A husband sues a pharmaceutical company alleging that the medication it manufactured suffered from design defect and caused his wife to suffer severe injuries.
Design-defect claims brought against pharmaceutical manufacturers are evaluated using risk-utility analysis.
Clyde Bryant (Plaintiff) sued Hoffmann-La Roche, Inc. (Defendant) after his wife Carolyn Bryant collapsed at the bottom of the stairs. She suffered severe brain injuries as a result. Carolyn was taking Betapace and Posicor to treat cardiovascular problems and high blood pressure, respectively. Plaintiff sued Defendant under design defect liability, alleging that the combination of Posicor with another drug caused Carolyn’s injuries. Plaintiff provided expert witness testimony suggesting that Posicor, manufactured by Defendant, was defectively designed and not properly tested prior to be placed on the market and sold.
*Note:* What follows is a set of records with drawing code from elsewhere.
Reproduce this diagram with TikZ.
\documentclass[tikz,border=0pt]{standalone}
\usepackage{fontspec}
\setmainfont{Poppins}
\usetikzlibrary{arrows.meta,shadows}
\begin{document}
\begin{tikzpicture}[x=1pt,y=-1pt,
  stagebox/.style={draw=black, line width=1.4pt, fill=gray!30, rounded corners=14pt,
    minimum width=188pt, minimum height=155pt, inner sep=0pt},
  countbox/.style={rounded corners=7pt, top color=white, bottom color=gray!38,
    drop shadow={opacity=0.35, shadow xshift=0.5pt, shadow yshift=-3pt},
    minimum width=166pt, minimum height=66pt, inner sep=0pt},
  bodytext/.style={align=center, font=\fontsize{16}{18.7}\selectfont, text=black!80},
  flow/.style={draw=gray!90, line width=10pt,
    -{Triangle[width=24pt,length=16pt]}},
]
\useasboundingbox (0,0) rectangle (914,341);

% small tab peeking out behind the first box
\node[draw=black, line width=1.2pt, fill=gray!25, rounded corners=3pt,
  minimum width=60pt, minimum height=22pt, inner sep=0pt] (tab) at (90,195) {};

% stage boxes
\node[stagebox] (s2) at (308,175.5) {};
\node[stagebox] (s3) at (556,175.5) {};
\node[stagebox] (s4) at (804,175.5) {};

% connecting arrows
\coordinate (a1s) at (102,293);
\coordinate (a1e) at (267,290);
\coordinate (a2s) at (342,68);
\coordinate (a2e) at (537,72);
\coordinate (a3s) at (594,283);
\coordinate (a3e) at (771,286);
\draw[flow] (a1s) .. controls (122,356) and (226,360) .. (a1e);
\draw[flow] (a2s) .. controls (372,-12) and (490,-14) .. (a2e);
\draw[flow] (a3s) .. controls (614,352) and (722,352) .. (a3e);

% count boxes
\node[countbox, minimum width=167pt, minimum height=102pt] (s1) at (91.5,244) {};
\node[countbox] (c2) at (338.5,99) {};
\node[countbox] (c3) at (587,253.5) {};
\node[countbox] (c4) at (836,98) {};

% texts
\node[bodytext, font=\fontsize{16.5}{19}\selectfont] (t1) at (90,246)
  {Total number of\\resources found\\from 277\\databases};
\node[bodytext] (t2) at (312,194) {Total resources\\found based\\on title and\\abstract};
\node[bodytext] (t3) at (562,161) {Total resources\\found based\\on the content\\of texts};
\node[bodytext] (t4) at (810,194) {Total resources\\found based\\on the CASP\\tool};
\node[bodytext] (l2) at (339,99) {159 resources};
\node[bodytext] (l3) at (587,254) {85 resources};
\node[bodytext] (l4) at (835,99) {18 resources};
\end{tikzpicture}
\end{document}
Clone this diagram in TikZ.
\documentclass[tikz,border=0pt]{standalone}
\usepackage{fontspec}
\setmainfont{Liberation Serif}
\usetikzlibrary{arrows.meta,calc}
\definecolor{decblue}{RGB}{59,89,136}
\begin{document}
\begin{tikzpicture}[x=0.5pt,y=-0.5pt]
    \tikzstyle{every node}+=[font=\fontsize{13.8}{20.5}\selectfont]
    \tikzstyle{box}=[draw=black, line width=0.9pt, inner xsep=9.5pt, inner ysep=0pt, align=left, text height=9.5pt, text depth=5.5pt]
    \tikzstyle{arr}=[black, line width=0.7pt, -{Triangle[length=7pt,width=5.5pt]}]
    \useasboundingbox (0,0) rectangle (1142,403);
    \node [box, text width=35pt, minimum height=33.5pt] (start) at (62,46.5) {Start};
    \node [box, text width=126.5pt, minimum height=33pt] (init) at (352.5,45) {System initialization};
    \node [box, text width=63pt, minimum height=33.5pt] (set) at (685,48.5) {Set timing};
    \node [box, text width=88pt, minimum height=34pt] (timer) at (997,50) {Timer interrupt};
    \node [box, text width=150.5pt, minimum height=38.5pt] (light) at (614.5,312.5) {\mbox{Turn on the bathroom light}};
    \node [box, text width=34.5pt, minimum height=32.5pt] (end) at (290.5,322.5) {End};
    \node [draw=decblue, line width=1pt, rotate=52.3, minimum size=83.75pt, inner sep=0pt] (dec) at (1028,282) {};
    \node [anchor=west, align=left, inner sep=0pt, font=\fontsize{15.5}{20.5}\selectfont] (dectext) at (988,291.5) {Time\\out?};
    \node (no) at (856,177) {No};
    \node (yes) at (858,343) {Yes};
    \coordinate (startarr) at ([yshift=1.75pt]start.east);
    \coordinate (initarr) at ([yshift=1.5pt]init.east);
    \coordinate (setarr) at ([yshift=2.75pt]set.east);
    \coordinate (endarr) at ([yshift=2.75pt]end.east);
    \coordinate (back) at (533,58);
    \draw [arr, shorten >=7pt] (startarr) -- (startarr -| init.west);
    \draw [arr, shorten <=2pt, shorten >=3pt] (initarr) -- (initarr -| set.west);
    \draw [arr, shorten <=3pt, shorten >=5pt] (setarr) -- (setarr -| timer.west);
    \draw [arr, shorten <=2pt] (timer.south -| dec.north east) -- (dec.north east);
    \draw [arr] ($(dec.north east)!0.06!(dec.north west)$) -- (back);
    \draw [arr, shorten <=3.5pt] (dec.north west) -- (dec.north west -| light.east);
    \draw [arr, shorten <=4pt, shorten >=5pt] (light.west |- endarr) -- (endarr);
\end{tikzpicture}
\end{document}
Whether design-defect claims brought against pharmaceutical manufacturers should be evaluated using risk- utility analysis.
Yes. The majority view is design-defect claims brought against pharmaceutical manufacturers are evaluated using risk-utility analysis. A pharmaceutical manufactured will not be subjected to strict liability for design defects when (1) the product is properly manufactured and has sufficient warnings, (2) the benefits of using the product allow for risks associated with using the product, and (3) there was no safer alternative available at the time of the manufacture of the drug. The trial court did not properly apply the above analysis before dismissing Plaintiff’s case. Plaintiff provided adequate expert testimony that Posicor was defective in its design and Defendant failed to properly test the drug for deficiencies before placing it on the market. Expert testimony was enough to create an issue fact concerning the defective design of Posicor. Further Defendant failed to show why it should be granted immunity from strict liability for design-defect. As a result, trial court incorrectly granted summary judgment in favor of Defendant.
For claims of design-defect, the majority courts must evaluate the claim using risk-utility analysis.